Call me a cynic, but …
Last night, driving home in torrential rain from Oxfordshire where I had been for a ‘catch-up’ meal with my daughter, I listened to a sports programme on Radio Five Live.
One of its items was a report upon an anti-drugs disciplinary hearing on 31 year old Jamaican sprinter Asafa Powell, the three-time Olympian and former world 100 metres world record holder, who by October 2012 had recorded more ‘legal’ sub-10 second 100 metre times (88) than anyone in history.
On 14th July last year it was reported that Mr Powell was tested positive for the banned drug oxilofrine at the Jamaican national championships the previous month. He was of five Jamaican athletes, some female, that had been ‘caught’ at said event.

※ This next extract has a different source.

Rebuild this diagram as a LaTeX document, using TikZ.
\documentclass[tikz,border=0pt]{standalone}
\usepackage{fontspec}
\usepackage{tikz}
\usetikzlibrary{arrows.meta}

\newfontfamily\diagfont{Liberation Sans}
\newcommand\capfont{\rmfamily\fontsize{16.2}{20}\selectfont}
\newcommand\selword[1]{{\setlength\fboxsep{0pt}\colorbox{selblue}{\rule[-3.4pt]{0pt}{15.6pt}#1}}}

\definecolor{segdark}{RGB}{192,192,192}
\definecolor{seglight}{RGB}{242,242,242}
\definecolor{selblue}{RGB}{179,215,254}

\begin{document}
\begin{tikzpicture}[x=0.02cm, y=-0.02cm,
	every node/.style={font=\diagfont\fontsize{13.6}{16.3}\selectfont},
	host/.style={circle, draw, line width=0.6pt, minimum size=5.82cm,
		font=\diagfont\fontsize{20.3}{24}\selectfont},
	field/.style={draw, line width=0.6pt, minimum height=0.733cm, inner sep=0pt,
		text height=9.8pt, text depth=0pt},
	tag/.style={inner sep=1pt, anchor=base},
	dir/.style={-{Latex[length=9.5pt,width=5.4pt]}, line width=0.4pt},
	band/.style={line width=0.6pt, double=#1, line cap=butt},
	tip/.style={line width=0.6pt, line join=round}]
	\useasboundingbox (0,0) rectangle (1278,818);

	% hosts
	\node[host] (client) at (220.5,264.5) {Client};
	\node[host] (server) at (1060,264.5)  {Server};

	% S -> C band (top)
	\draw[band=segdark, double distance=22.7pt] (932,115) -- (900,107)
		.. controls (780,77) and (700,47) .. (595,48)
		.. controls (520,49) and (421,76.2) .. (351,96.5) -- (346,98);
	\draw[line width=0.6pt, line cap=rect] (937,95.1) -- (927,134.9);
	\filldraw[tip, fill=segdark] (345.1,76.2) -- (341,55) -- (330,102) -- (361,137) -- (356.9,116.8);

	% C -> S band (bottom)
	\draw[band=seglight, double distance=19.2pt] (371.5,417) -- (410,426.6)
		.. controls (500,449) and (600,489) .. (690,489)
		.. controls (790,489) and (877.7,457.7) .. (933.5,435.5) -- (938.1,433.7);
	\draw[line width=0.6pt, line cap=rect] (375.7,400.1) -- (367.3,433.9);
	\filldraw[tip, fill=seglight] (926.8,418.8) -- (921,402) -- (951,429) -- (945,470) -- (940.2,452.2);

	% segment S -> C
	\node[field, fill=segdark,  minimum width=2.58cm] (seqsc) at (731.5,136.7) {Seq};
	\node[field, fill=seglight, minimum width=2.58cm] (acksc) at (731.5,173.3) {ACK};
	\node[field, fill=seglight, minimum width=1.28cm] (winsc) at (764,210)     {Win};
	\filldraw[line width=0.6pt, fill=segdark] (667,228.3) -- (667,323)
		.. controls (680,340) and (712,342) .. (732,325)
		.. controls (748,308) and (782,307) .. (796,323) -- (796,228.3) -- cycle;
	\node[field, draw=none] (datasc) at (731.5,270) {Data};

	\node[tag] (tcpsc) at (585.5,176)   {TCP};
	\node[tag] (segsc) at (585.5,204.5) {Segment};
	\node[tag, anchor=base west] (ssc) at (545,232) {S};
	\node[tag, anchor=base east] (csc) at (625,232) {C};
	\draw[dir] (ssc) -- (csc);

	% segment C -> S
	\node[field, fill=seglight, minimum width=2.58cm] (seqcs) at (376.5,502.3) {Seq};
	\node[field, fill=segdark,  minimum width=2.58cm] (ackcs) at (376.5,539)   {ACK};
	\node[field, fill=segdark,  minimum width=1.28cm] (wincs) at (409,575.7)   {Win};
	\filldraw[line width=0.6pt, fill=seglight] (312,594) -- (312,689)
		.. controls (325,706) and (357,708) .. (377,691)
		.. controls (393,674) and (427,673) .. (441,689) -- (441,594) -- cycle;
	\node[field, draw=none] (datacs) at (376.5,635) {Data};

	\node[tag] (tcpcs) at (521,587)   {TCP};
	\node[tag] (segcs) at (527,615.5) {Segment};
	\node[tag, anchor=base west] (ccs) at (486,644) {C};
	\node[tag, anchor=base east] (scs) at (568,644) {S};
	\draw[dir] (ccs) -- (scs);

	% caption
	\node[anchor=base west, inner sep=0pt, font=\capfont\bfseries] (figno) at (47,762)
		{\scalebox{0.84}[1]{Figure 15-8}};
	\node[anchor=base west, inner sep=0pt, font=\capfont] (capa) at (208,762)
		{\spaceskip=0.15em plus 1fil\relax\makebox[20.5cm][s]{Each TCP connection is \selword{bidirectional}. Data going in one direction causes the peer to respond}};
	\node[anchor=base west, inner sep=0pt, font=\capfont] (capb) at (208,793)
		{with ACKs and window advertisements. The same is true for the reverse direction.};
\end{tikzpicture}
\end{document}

His defence at the hearing had apparently been that the drug had been given to him by Chris Xuereb, a newish member of his back-up team, in a supplement that he had then looked up online in order to check that it was legal. Mr Xuereb has denied that he had ever given Powell a banned supplement and claimed that Powell had taken a supplement that he had not told him about.
Earlier, in his opening statement, Powell had admitted that he was unaware of the WADA doping control rules and had failed, as required, to list all the supplements that he had been taking.
The hearing is ongoing. If Powell is found guilty, the likely sentence is apparently a ban of two years.
Towards the back end of last year it was alleged that Jamaica’s track and field drugs testing programme had been woefully inadequate for some time.
I’m afraid that, contrary to the normal presumption of ‘innocent until proved guilty’, I will take a great deal of convincing that banned substance abuse isn’t rife in Jamaican athletics.